Intensification of Oceanic Inverse Energy Cascade Under Global Warming

TL;DR

This study reveals a significant intensification of the oceanic inverse energy cascade over 24 years, driven by climate-related changes, which impacts ocean circulation and climate variability.

Contribution

It provides the first comprehensive analysis of how the oceanic inverse energy cascade has intensified globally under climate warming conditions.

Findings

Inverse KE cascade increased by 1-2% per decade.

Intensification occurs in both energetic and quiescent regions.

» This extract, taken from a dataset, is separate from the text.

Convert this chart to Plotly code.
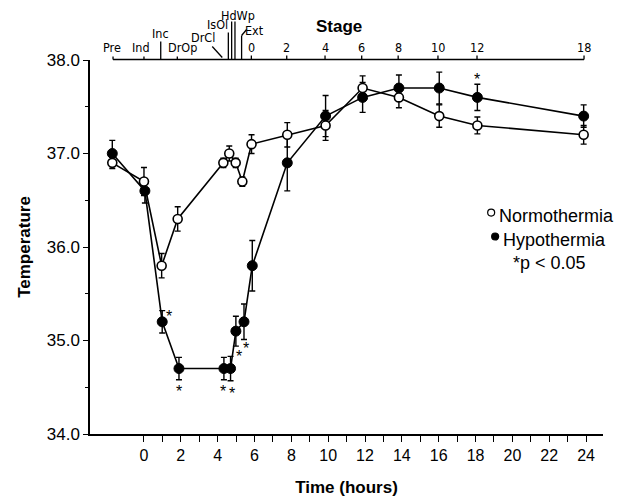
import plotly.graph_objects as go

# ---------------- data ----------------
time_normo = [-1.72, 0.0, 0.96, 1.83, 4.31, 4.63, 4.98, 5.34, 5.84, 7.78, 9.86, 11.87, 13.84, 16.03, 18.1, 23.87]
temp_normo = [36.9, 36.7, 35.8, 36.3, 36.9, 37.0, 36.9, 36.7, 37.1, 37.2, 37.3, 37.7, 37.6, 37.4, 37.3, 37.2]
err_normo = [0.06, 0.15, 0.13, 0.13, 0.05, 0.08, 0.05, 0.05, 0.10, 0.13, 0.16, 0.13, 0.11, 0.12, 0.09, 0.10]

time_hypo = [-1.72, 0.05, 0.99, 1.9, 4.34, 4.7, 4.99, 5.43, 5.88, 7.78, 9.86, 11.87, 13.84, 16.03, 18.1, 23.87]
temp_hypo = [37.0, 36.6, 35.2, 34.7, 34.7, 34.7, 35.1, 35.2, 35.8, 36.9, 37.4, 37.6, 37.7, 37.7, 37.6, 37.4]
err_hypo = [0.14, 0.13, 0.12, 0.12, 0.12, 0.13, 0.16, 0.19, 0.27, 0.30, 0.22, 0.16, 0.14, 0.17, 0.14, 0.12]

# indices of hypothermia points with p < 0.05
sig_idx = [2, 3, 4, 5, 6, 7, 14]

# stage axis (top)
stage_names = ["Pre", "Ind", "Inc", "DrOp", "DrCl", "IsOl", "Hd", "Wp", "Ext"]
stage_times = [-1.68, 0.0, 0.91, 1.81, 4.25, 4.58, 4.76, 4.94, 5.30]
post_labels = ["0", "2", "4", "6", "8", "10", "12", "18"]
post_times = [5.83, 7.75, 9.83, 11.82, 13.80, 15.96, 18.08, 23.89]

x_tick_vals = list(range(0, 25))
x_tick_text = [str(v) if v % 2 == 0 else "" for v in x_tick_vals]
y_tick_vals = [34, 35, 36, 37, 38]

FONT = "Liberation Sans, Arial, Helvetica, sans-serif"
NARROW = "Liberation Sans Narrow, Arial Narrow, DejaVu Sans Condensed, Liberation Sans, sans-serif"

fig = go.Figure()

fig.add_trace(go.Scatter(
    x=time_hypo, y=temp_hypo, mode="lines+markers", name="Hypothermia",
    line=dict(color="black", width=1.6),
    marker=dict(symbol="circle", size=10, color="black", line=dict(color="black", width=1)),
    error_y=dict(type="data", array=err_hypo, visible=True, color="black", thickness=1.4, width=3),
    showlegend=False,
))
fig.add_trace(go.Scatter(
    x=time_normo, y=temp_normo, mode="lines+markers", name="Normothermia",
    line=dict(color="black", width=1.6),
    marker=dict(symbol="circle", size=9, color="white", line=dict(color="black", width=1.6)),
    error_y=dict(type="data", array=err_normo, visible=True, color="black", thickness=1.4, width=3),
    showlegend=False,
))

annotations = []
shapes = []

# significance stars (offsets in px relative to the point)
star_offsets = {2: (7, 5), 3: (0, -23), 4: (-1, -23), 5: (1, -25), 6: (3, -25), 7: (2, -27), 14: (0, 18)}
for i in sig_idx:
    dx, dy = star_offsets[i]
    annotations.append(dict(x=time_hypo[i], y=temp_hypo[i], xref="x", yref="y", text="*",
                            showarrow=False, xshift=dx, yshift=dy,
                            font=dict(family=FONT, size=16, color="black")))

# ---- stage axis (drawn along the top of the plot) ----
LINE_Y = 0.5  # px above plot top
shapes.append(dict(type="line", xref="x", yref="paper", ysizemode="pixel", yanchor=1,
                   x0=stage_times[0], x1=post_times[-1], y0=LINE_Y, y1=LINE_Y,
                   line=dict(color="black", width=1.5)))

STAGE_FONT = dict(family=NARROW, size=12.5, color="black")
# label placement for the stage names: (xshift, yshift)
stage_layout = {"Pre": (-1, 13), "Ind": (-3, 13), "Inc": (0, 27), "DrOp": (5, 13),
                "DrCl": (-19, 23), "IsOl": (-11, 36), "Ext": (13, 30)}
for name, t in zip(stage_names, stage_times):
    if name in ("Hd", "Wp"):
        continue
    dx, dy = stage_layout[name]
    annotations.append(dict(x=t, y=1, xref="x", yref="paper", text=name, showarrow=False,
                            xshift=dx, yshift=dy, yanchor="middle", font=STAGE_FONT))
hd_t = stage_times[stage_names.index("Hd")]
wp_t = stage_times[stage_names.index("Wp")]
annotations.append(dict(x=hd_t, y=1, xref="x", yref="paper", text="HdWp", showarrow=False,
                        xshift=6, yshift=45, yanchor="middle", font=STAGE_FONT))


def seg(t, x0, y0, x1, y1):
    shapes.append(dict(type="line", xref="x", yref="paper", xsizemode="pixel", xanchor=t,
                       ysizemode="pixel", yanchor=1, x0=x0, x1=x1, y0=y0, y1=y1,
                       line=dict(color="black", width=1.3)))


# small ticks
for name in ("Pre", "Ind", "DrOp"):
    seg(stage_times[stage_names.index(name)], 0, LINE_Y, 0, LINE_Y + 3)
for t in post_times:
    seg(t, 0, LINE_Y, 0, LINE_Y + 4)
# leader lines
seg(stage_times[2], 0, LINE_Y, 0, LINE_Y + 18)           # Inc
seg(stage_times[4], 0, LINE_Y + 2, -10, LINE_Y + 13)     # DrCl
seg(stage_times[5], 0, LINE_Y, 0, LINE_Y + 27)           # IsOl
seg(hd_t, 0, LINE_Y, 0, LINE_Y + 38)                     # Hd
seg(wp_t, 0, LINE_Y, 0, LINE_Y + 38)                     # Wp
seg(stage_times[8], 0, LINE_Y, 0, LINE_Y + 24)           # Ext
seg(stage_times[8], 0, LINE_Y + 24, 5, LINE_Y + 30)

for lab, t in zip(post_labels, post_times):
    annotations.append(dict(x=t, y=1, xref="x", yref="paper", text=lab, showarrow=False,
                            yshift=13, yanchor="middle", font=STAGE_FONT))

annotations.append(dict(x=0.486, y=1, xref="paper", yref="paper", text="<b>Stage</b>",
                        showarrow=False, yshift=34, yanchor="middle",
                        font=dict(family=FONT, size=17, color="black")))

# ---- legend (custom) ----
LEG_X = 0.782
legend_rows = [("Normothermia", "white", 0.584, 0), ("Hypothermia", "black", 0.520, 4)]
for label, fill, ypos, indent in legend_rows:
    shapes.append(dict(type="circle", xref="paper", yref="paper", xsizemode="pixel",
                       ysizemode="pixel", xanchor=LEG_X, yanchor=ypos,
                       x0=indent - 3.5, x1=indent + 3.5, y0=-2.5 + 2, y1=4.5 + 2,
                       fillcolor=fill, line=dict(color="black", width=1.2)))
    annotations.append(dict(x=LEG_X, y=ypos, xref="paper", yref="paper", text=label,
                            showarrow=False, xanchor="left", yanchor="middle",
                            xshift=indent + 6, font=dict(family=FONT, size=18, color="black")))
annotations.append(dict(x=LEG_X, y=0.457, xref="paper", yref="paper", text="*p < 0.05",
                        showarrow=False, xanchor="left", yanchor="middle", xshift=20,
                        font=dict(family=FONT, size=18, color="black")))

# the page body adds an 8px offset; the figure is sized so the plot lands where the reference has it
fig.update_layout(
    width=617, height=489,
    margin=dict(l=82, r=22, t=52, b=63),
    paper_bgcolor="white", plot_bgcolor="white",
    font=dict(family=FONT, color="black"),
    annotations=annotations, shapes=shapes,
    showlegend=False,
)
fig.update_xaxes(
    range=[-2.93, 24.92], tickmode="array", tickvals=x_tick_vals, ticktext=x_tick_text,
    ticks="outside", ticklen=6, tickwidth=1.2, tickcolor="black",
    showline=True, linecolor="black", linewidth=1.5, showgrid=False, zeroline=False,
    automargin=False,
    tickfont=dict(family=FONT, size=16, color="black"),
    title=dict(text="<b>Time (hours)</b>", font=dict(family=FONT, size=17, color="black"), standoff=25),
)
fig.update_yaxes(
    range=[34, 38], tickmode="array", tickvals=y_tick_vals,
    ticktext=[f"{v:.1f}" for v in y_tick_vals],
    ticks="outside", ticklen=5, tickwidth=1.2, tickcolor="black",
    minor=dict(dtick=0.5, ticks="outside", ticklen=3, tickcolor="black", showgrid=False),
    showline=True, linecolor="black", linewidth=1.5, showgrid=False, zeroline=False,
    automargin=False,
    tickfont=dict(family=FONT, size=17, color="black"),
    title=dict(text="<b>Temperature</b>", font=dict(family=FONT, size=17, color="black"), standoff=12),
)

fig.write_html("out.html")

Multiple factors, including stratification and shear, contribute to this change.

Abstract

Kinetic energy (KE) cascade in the turbulent ocean is pivotal in connecting diverse scales of oceanic motions, redistributing energy, and influencing ocean circulation and climate variability. However, its response to global warming remains poorly understood. Using a 24-year satellite altimetry dataset, we identify a pronounced intensification of inverse geostrophic kinetic energy cascade at the sea surface across most ocean regions during 1994-2017, with cascade amplitude increasing by 1% to 2% per decade. This intensification occurs not only in energetic regions but also in expansive quiescent areas. Contributing factors to this intensification of geostrophic KE cascade include enhanced vertical shear of horizontal velocity, deepened mixed layer, strengthened stratification, weakened eddy killing as well as changes in the KE budget. The dominant factors vary across regions. Our findings offer new insights into the ocean's response to global warming and improve understanding of feedback mechanisms for ocean circulation changes.